Task to carry out: Leaving out every picture, copy the lines of the data exactly, from the first through the line containing "const AXIS = '#777';".

Supplied data:
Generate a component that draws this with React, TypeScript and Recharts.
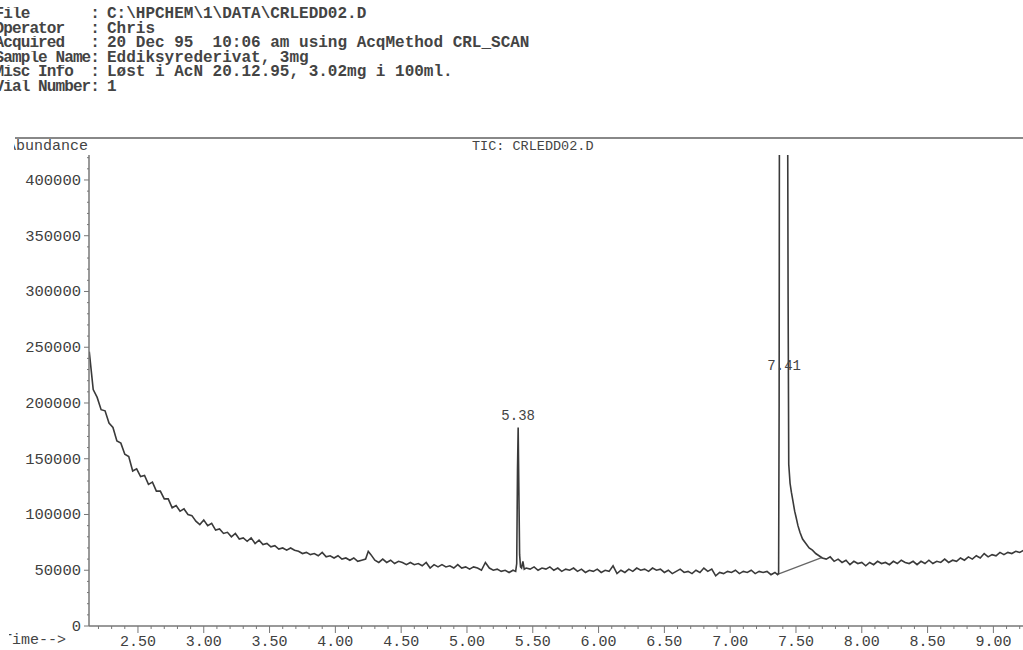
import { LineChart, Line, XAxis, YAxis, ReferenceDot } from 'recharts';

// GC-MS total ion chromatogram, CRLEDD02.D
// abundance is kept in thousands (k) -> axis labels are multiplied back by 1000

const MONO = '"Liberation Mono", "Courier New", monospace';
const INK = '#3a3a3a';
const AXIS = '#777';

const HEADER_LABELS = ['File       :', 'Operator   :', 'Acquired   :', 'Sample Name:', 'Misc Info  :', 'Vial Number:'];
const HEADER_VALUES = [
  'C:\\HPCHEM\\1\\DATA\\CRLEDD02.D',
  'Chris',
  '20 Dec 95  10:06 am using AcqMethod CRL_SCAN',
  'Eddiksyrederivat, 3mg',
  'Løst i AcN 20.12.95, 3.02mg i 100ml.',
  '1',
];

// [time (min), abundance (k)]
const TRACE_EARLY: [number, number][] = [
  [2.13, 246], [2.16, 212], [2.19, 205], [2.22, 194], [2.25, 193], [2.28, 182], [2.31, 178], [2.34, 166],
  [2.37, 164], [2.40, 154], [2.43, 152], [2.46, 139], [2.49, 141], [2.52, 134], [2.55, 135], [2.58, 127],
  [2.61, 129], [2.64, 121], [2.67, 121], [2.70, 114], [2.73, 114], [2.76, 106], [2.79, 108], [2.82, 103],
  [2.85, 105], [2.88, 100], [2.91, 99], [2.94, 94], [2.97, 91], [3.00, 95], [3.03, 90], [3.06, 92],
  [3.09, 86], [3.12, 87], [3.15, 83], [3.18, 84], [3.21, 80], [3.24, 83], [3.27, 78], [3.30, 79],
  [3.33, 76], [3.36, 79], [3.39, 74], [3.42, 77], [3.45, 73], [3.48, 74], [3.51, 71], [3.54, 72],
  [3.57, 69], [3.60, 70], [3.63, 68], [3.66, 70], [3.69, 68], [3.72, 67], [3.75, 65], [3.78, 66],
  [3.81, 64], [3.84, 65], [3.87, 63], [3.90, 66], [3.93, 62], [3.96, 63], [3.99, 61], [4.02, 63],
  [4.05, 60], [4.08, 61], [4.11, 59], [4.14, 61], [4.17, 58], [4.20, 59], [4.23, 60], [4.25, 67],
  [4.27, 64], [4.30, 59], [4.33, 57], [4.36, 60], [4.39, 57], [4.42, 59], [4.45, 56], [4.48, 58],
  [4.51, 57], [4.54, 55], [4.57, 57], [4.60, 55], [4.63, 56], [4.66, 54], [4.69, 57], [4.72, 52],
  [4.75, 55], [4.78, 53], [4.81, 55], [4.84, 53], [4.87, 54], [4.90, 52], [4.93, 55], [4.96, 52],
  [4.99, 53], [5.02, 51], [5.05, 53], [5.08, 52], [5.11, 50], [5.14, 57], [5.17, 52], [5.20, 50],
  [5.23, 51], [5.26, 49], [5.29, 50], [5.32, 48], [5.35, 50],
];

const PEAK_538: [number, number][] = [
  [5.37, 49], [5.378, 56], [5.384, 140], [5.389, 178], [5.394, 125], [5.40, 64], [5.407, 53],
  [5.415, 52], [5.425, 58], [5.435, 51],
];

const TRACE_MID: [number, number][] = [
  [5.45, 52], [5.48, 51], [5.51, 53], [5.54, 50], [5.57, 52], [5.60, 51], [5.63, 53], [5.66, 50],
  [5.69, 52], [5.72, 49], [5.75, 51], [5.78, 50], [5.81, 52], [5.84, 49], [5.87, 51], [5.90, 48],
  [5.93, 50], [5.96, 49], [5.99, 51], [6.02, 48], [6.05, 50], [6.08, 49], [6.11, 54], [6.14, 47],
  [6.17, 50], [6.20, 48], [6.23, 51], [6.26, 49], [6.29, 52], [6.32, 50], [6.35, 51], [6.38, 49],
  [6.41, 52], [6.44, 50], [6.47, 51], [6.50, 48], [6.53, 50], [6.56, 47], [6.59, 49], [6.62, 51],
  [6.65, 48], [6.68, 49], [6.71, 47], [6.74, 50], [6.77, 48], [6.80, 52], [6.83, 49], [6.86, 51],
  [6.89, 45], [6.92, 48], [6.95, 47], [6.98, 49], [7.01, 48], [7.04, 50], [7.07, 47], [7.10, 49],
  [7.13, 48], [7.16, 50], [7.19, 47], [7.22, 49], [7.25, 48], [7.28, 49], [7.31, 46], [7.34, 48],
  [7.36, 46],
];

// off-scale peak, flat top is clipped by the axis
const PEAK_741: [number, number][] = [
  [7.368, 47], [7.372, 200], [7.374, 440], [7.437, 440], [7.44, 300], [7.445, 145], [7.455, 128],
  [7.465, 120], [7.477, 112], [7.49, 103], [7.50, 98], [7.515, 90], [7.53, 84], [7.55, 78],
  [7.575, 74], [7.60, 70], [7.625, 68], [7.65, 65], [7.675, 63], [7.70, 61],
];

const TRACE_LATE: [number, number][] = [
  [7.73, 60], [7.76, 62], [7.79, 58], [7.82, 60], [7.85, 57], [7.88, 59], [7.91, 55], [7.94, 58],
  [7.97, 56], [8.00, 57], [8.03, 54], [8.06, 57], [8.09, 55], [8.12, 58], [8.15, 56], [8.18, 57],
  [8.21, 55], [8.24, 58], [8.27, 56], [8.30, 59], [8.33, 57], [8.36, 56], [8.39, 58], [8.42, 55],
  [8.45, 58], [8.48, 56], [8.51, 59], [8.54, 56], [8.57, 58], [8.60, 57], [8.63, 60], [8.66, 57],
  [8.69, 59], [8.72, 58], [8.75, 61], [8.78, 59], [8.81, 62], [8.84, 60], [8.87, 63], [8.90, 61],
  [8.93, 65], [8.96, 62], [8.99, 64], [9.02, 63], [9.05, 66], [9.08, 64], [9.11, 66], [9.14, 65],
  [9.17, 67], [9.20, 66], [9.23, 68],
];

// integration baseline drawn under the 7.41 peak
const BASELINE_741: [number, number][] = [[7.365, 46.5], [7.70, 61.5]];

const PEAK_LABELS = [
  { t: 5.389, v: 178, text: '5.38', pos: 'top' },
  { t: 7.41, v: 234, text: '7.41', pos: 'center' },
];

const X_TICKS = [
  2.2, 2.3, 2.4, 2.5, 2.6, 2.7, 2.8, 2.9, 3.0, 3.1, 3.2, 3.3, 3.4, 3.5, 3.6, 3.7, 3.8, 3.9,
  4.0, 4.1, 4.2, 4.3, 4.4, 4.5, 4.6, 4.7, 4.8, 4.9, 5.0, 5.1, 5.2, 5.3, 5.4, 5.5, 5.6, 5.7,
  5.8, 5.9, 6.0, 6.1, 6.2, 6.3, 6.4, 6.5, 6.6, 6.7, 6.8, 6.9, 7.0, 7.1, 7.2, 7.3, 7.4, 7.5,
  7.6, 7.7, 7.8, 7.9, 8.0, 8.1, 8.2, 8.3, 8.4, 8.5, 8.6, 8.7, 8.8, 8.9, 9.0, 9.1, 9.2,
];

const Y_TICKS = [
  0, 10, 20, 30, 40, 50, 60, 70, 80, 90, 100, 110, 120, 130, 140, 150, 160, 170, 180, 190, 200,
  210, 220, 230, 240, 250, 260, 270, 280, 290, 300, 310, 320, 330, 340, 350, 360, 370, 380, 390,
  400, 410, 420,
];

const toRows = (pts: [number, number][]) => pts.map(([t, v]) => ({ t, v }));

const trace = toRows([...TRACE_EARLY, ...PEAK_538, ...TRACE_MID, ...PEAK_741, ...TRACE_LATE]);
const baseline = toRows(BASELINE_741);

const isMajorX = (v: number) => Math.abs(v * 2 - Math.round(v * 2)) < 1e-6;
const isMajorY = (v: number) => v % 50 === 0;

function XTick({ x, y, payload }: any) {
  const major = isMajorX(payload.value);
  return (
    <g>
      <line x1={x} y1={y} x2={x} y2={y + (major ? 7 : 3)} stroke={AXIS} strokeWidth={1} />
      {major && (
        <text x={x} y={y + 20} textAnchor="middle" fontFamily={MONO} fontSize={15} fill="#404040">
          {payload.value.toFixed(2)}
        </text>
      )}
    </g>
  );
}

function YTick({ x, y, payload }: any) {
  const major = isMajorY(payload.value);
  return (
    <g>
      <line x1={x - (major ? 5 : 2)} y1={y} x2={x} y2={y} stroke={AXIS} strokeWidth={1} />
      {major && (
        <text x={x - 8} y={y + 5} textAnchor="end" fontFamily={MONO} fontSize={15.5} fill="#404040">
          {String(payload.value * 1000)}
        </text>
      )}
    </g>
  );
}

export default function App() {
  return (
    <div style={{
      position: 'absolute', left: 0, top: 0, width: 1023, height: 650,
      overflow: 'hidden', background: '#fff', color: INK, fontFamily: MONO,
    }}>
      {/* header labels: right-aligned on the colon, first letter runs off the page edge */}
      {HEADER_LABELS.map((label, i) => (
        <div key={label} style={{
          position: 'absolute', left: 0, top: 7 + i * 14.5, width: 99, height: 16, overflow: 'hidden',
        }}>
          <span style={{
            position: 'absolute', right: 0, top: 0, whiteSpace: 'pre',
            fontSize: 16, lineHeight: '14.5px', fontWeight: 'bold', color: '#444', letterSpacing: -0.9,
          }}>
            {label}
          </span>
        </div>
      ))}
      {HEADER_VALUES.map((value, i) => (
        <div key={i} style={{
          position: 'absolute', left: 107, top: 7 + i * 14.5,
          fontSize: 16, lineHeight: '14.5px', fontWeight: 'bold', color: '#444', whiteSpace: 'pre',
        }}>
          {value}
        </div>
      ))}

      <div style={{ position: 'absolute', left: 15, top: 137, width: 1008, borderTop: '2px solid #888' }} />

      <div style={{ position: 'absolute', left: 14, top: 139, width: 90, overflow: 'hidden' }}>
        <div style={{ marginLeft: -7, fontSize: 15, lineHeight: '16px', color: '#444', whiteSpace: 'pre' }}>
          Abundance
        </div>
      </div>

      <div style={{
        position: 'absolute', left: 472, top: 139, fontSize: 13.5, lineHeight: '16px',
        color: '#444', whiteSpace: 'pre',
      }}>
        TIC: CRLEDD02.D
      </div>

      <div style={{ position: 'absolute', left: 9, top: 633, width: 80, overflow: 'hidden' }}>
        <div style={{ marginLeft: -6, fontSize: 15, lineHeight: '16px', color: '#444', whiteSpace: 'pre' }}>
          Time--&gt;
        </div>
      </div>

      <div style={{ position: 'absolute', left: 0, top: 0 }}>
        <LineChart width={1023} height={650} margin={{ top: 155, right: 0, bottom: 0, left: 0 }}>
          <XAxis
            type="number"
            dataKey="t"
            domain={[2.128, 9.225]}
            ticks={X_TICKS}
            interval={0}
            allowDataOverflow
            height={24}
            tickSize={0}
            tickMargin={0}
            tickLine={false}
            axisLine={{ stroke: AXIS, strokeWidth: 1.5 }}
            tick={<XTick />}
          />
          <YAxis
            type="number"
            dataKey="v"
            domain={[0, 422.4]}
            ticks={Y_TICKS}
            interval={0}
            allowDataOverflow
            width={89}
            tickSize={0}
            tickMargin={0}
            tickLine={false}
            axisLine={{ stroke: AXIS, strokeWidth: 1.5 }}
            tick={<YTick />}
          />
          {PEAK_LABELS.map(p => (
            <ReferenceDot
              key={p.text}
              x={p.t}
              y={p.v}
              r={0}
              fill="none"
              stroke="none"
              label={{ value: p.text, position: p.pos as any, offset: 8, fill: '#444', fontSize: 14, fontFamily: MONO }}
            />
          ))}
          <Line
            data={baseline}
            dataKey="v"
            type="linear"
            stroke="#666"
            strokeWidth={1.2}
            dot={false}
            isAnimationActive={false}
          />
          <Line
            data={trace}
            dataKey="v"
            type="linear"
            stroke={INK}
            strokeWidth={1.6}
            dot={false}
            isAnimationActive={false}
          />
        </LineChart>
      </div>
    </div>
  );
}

Answer below:
Generate a component that draws this with React, TypeScript and Recharts.
import { LineChart, Line, XAxis, YAxis, ReferenceDot } from 'recharts';

// GC-MS total ion chromatogram, CRLEDD02.D
// abundance is kept in thousands (k) -> axis labels are multiplied back by 1000

const MONO = '"Liberation Mono", "Courier New", monospace';
const INK = '#3a3a3a';
const AXIS = '#777';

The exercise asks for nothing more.